_DIRECTION:_ Every entry must be repeated exactly. Exclude all pictures.

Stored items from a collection
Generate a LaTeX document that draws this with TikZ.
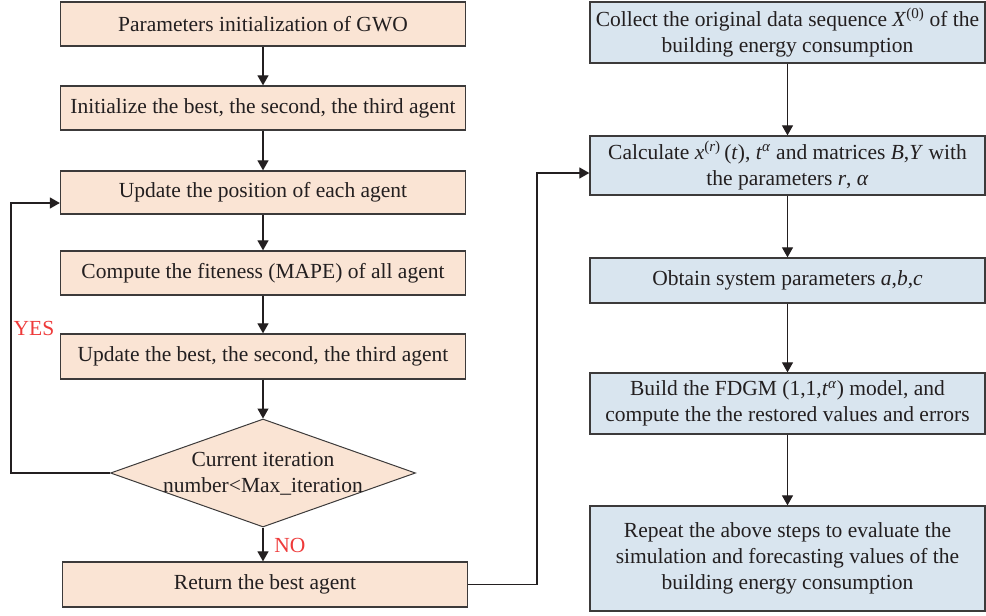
\documentclass[tikz,border=0pt]{standalone}
\usepackage{fontspec}
\setmainfont{Liberation Serif}
\usetikzlibrary{shapes.geometric,arrows.meta,calc}
\definecolor{peach}{HTML}{FAE4D4}
\definecolor{paleblue}{HTML}{D9E5EF}
\definecolor{edgegray}{HTML}{3C3A3A}
\definecolor{inktext}{HTML}{231F20}
\definecolor{labred}{HTML}{EE3A3A}
\newcommand{\sps}[1]{\textsuperscript{#1}}
\begin{document}
\begin{tikzpicture}[x=1pt,y=-1pt,
  every node/.style={font=\fontsize{21.5}{26}\selectfont, text=inktext},
  lbox/.style={draw=edgegray, line width=1.3pt, fill=peach, minimum width=405pt, inner sep=0pt, align=center},
  rbox/.style={draw=edgegray, line width=1.3pt, fill=paleblue, minimum width=395pt, inner sep=0pt, align=center},
  conn/.style={draw=inktext, line width=1.2pt, -{Triangle[length=10pt,width=11pt]}},
  lab/.style={text=labred, font=\fontsize{21.5}{24}\selectfont}
]
\useasboundingbox (0,0) rectangle (986,616);
% left column
\node[lbox, minimum height=44pt] (p1) at (263,24) {Parameters initialization of GWO};
\node[lbox, minimum height=44pt] (p2) at (263,108) {Initialize the best, the second, the third agent};
\node[lbox, minimum height=43pt] (p3) at (263,192.5) {Update the position of each agent};
\node[lbox, minimum height=44pt] (p4) at (263,273) {Compute the fiteness (MAPE) of all agent};
\node[lbox, minimum height=45pt] (p5) at (263,356.5) {Update the best, the second, the third agent};
\node[diamond, draw=edgegray, line width=1pt, fill=peach, minimum width=305pt, minimum height=108pt, inner sep=0pt] (dia) at (263,473) {};
\node[align=center] (diatext) at (263,474) {Current iteration\\number<Max\_iteration};
\node[lbox, minimum height=45pt] (ret) at (265,584.5) {Return the best agent};
% right column
\node[rbox, minimum height=61pt] (c1) at (787.5,32.5) {Collect the original data sequence \textit{X}\sps{(0)} of the\\building energy consumption};
\node[rbox, minimum height=59pt] (c2) at (787.5,165.5) {Calculate \textit{x}\sps{(\textit{r})}\,(\textit{t}), \textit{t}\sps{\textit{α}} and matrices \textit{B},\textit{Y} with\\the parameters \textit{r}, \textit{α}};
\node[rbox, minimum height=45pt] (c3) at (787.5,280.5) {Obtain system parameters \textit{a},\textit{b},\textit{c}};
\node[rbox, minimum height=61pt] (c4) at (787.5,403.5) {Build the FDGM (1,1,\textit{t}\sps{\textit{α}}) model, and\\compute the the restored values and errors};
\node[rbox, minimum height=105pt] (c5) at (787.5,558.5) {Repeat the above steps to evaluate the\\simulation and forecasting values of the\\building energy consumption};
% connectors left
\draw[conn] (p1) -- (p2);
\draw[conn] (p2) -- (p3);
\draw[conn] (p3) -- (p4);
\draw[conn] (p4) -- (p5);
\draw[conn] (p5) -- (dia);
\draw[conn] (dia) -- (ret.north -| dia);
\coordinate (lb) at (11,203);
\draw[conn] (dia.west) -| (lb) -- (p3.west |- lb);
% connectors right
\draw[conn] (c1) -- (c2);
\draw[conn] (c2) -- (c3);
\draw[conn] (c3) -- (c4);
\draw[conn] (c4) -- (c5);
\coordinate (rb) at (537,173);
\draw[conn] (ret.east) -| (rb) -- (c2.west |- rb);
% labels
\node[lab] (yes) at (34,328) {YES};
\node[lab] (no) at (290,545) {NO};
\end{tikzpicture}
\end{document}
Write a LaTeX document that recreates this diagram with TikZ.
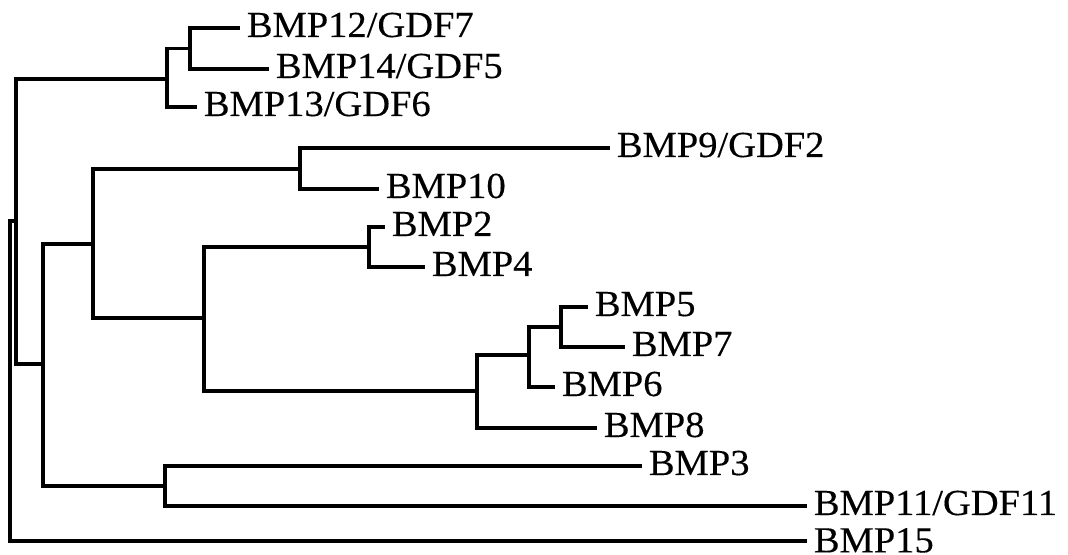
\documentclass[tikz,border=0pt]{standalone}
\usepackage{fontspec}
\setmainfont[FakeStretch=1.05,FakeBold=0.3]{Liberation Serif}

\begin{document}
\begin{tikzpicture}[x=0.75pt,y=-0.75pt,
  branch/.style={black,line width=2.7pt,line cap=rect},
  leaf/.style={anchor=west,inner xsep=6.5pt,inner ysep=0pt,
    text height=18pt,text depth=4.5pt,font=\fontsize{27.5}{32}\selectfont}]
\useasboundingbox (0,0) rectangle (1068,555);

% inner nodes
\coordinate (root)   at ( 10,382);
\coordinate (cupper) at ( 16,221);
\coordinate (cgdf)   at (167, 79);
\coordinate (c1214)  at (190,48.5);
\coordinate (cmain)  at ( 43,364);
\coordinate (cmid)   at ( 93,244);
\coordinate (c910)   at (300,169);
\coordinate (cbmp)   at (204,318);
\coordinate (c24)    at (369,247);
\coordinate (c5678)  at (477,391);
\coordinate (c567)   at (529,355);
\coordinate (c57)    at (561,327);
\coordinate (c311)   at (165,486);

% leaves
\foreach \Nm/\Xc/\Yc/\Texto in {bmp12/238/28/{BMP12/GDF7},bmp14/267/69/{BMP14/GDF5},
  bmp13/195/107/{BMP13/GDF6},bmp9/608/148/{BMP9/GDF2},bmp10/377/189/BMP10,
  bmp2/383/227/BMP2,bmp4/423/267/BMP4,bmp5/586/307/BMP5,bmp7/623/347/BMP7,
  bmp6/553/387/BMP6,bmp8/595/428/BMP8,bmp3/640/466/BMP3,
  bmp11/805/506/{BMP11/GDF11}}
{
  \node[leaf] (\Nm) at (\Xc,\Yc) {\Texto};
}
\node[leaf,text depth=1pt] (bmp15) at (805,541) {BMP15};

% branches
\foreach \Pa/\Ch in {root/cupper,root/bmp15,cupper/cgdf,cupper/cmain,
  cgdf/c1214,cgdf/bmp13,c1214/bmp12,c1214/bmp14,
  cmain/cmid,cmain/c311,cmid/c910,cmid/cbmp,c910/bmp9,c910/bmp10,
  cbmp/c24,cbmp/c5678,c24/bmp2,c24/bmp4,c5678/c567,c5678/bmp8,
  c567/c57,c567/bmp6,c57/bmp5,c57/bmp7,c311/bmp3,c311/bmp11}
{
  \draw[branch] (\Pa) |- (\Ch);
}
\end{tikzpicture}
\end{document}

_ANSWER FOR THE TASK:_
Generate a LaTeX document that draws this with TikZ.
\documentclass[tikz,border=0pt]{standalone}
\usepackage{fontspec}
\setmainfont{Liberation Serif}
\usetikzlibrary{shapes.geometric,arrows.meta,calc}
\definecolor{peach}{HTML}{FAE4D4}
\definecolor{paleblue}{HTML}{D9E5EF}
\definecolor{edgegray}{HTML}{3C3A3A}
\definecolor{inktext}{HTML}{231F20}
\definecolor{labred}{HTML}{EE3A3A}
\newcommand{\sps}[1]{\textsuperscript{#1}}
\begin{document}
\begin{tikzpicture}[x=1pt,y=-1pt,
  every node/.style={font=\fontsize{21.5}{26}\selectfont, text=inktext},
  lbox/.style={draw=edgegray, line width=1.3pt, fill=peach, minimum width=405pt, inner sep=0pt, align=center},
  rbox/.style={draw=edgegray, line width=1.3pt, fill=paleblue, minimum width=395pt, inner sep=0pt, align=center},
  conn/.style={draw=inktext, line width=1.2pt, -{Triangle[length=10pt,width=11pt]}},
  lab/.style={text=labred, font=\fontsize{21.5}{24}\selectfont}
]
\useasboundingbox (0,0) rectangle (986,616);
% left column
\node[lbox, minimum height=44pt] (p1) at (263,24) {Parameters initialization of GWO};
\node[lbox, minimum height=44pt] (p2) at (263,108) {Initialize the best, the second, the third agent};
\node[lbox, minimum height=43pt] (p3) at (263,192.5) {Update the position of each agent};
\node[lbox, minimum height=44pt] (p4) at (263,273) {Compute the fiteness (MAPE) of all agent};
\node[lbox, minimum height=45pt] (p5) at (263,356.5) {Update the best, the second, the third agent};
\node[diamond, draw=edgegray, line width=1pt, fill=peach, minimum width=305pt, minimum height=108pt, inner sep=0pt] (dia) at (263,473) {};
\node[align=center] (diatext) at (263,474) {Current iteration\\number<Max\_iteration};
\node[lbox, minimum height=45pt] (ret) at (265,584.5) {Return the best agent};
% right column
\node[rbox, minimum height=61pt] (c1) at (787.5,32.5) {Collect the original data sequence \textit{X}\sps{(0)} of the\\building energy consumption};
\node[rbox, minimum height=59pt] (c2) at (787.5,165.5) {Calculate \textit{x}\sps{(\textit{r})}\,(\textit{t}), \textit{t}\sps{\textit{α}} and matrices \textit{B},\textit{Y} with\\the parameters \textit{r}, \textit{α}};
\node[rbox, minimum height=45pt] (c3) at (787.5,280.5) {Obtain system parameters \textit{a},\textit{b},\textit{c}};
\node[rbox, minimum height=61pt] (c4) at (787.5,403.5) {Build the FDGM (1,1,\textit{t}\sps{\textit{α}}) model, and\\compute the the restored values and errors};
\node[rbox, minimum height=105pt] (c5) at (787.5,558.5) {Repeat the above steps to evaluate the\\simulation and forecasting values of the\\building energy consumption};
% connectors left
\draw[conn] (p1) -- (p2);
\draw[conn] (p2) -- (p3);
\draw[conn] (p3) -- (p4);
\draw[conn] (p4) -- (p5);
\draw[conn] (p5) -- (dia);
\draw[conn] (dia) -- (ret.north -| dia);
\coordinate (lb) at (11,203);
\draw[conn] (dia.west) -| (lb) -- (p3.west |- lb);
% connectors right
\draw[conn] (c1) -- (c2);
\draw[conn] (c2) -- (c3);
\draw[conn] (c3) -- (c4);
\draw[conn] (c4) -- (c5);
\coordinate (rb) at (537,173);
\draw[conn] (ret.east) -| (rb) -- (c2.west |- rb);
% labels
\node[lab] (yes) at (34,328) {YES};
\node[lab] (no) at (290,545) {NO};
\end{tikzpicture}
\end{document}
Write a LaTeX document that recreates this diagram with TikZ.
\documentclass[tikz,border=0pt]{standalone}
\usepackage{fontspec}
\setmainfont[FakeStretch=1.05,FakeBold=0.3]{Liberation Serif}

\begin{document}
\begin{tikzpicture}[x=0.75pt,y=-0.75pt,
  branch/.style={black,line width=2.7pt,line cap=rect},
  leaf/.style={anchor=west,inner xsep=6.5pt,inner ysep=0pt,
    text height=18pt,text depth=4.5pt,font=\fontsize{27.5}{32}\selectfont}]
\useasboundingbox (0,0) rectangle (1068,555);

% inner nodes
\coordinate (root)   at ( 10,382);
\coordinate (cupper) at ( 16,221);
\coordinate (cgdf)   at (167, 79);
\coordinate (c1214)  at (190,48.5);
\coordinate (cmain)  at ( 43,364);
\coordinate (cmid)   at ( 93,244);
\coordinate (c910)   at (300,169);
\coordinate (cbmp)   at (204,318);
\coordinate (c24)    at (369,247);
\coordinate (c5678)  at (477,391);
\coordinate (c567)   at (529,355);
\coordinate (c57)    at (561,327);
\coordinate (c311)   at (165,486);

% leaves
\foreach \Nm/\Xc/\Yc/\Texto in {bmp12/238/28/{BMP12/GDF7},bmp14/267/69/{BMP14/GDF5},
  bmp13/195/107/{BMP13/GDF6},bmp9/608/148/{BMP9/GDF2},bmp10/377/189/BMP10,
  bmp2/383/227/BMP2,bmp4/423/267/BMP4,bmp5/586/307/BMP5,bmp7/623/347/BMP7,
  bmp6/553/387/BMP6,bmp8/595/428/BMP8,bmp3/640/466/BMP3,
  bmp11/805/506/{BMP11/GDF11}}
{
  \node[leaf] (\Nm) at (\Xc,\Yc) {\Texto};
}
\node[leaf,text depth=1pt] (bmp15) at (805,541) {BMP15};

% branches
\foreach \Pa/\Ch in {root/cupper,root/bmp15,cupper/cgdf,cupper/cmain,
  cgdf/c1214,cgdf/bmp13,c1214/bmp12,c1214/bmp14,
  cmain/cmid,cmain/c311,cmid/c910,cmid/cbmp,c910/bmp9,c910/bmp10,
  cbmp/c24,cbmp/c5678,c24/bmp2,c24/bmp4,c5678/c567,c5678/bmp8,
  c567/c57,c567/bmp6,c57/bmp5,c57/bmp7,c311/bmp3,c311/bmp11}
{
  \draw[branch] (\Pa) |- (\Ch);
}
\end{tikzpicture}
\end{document}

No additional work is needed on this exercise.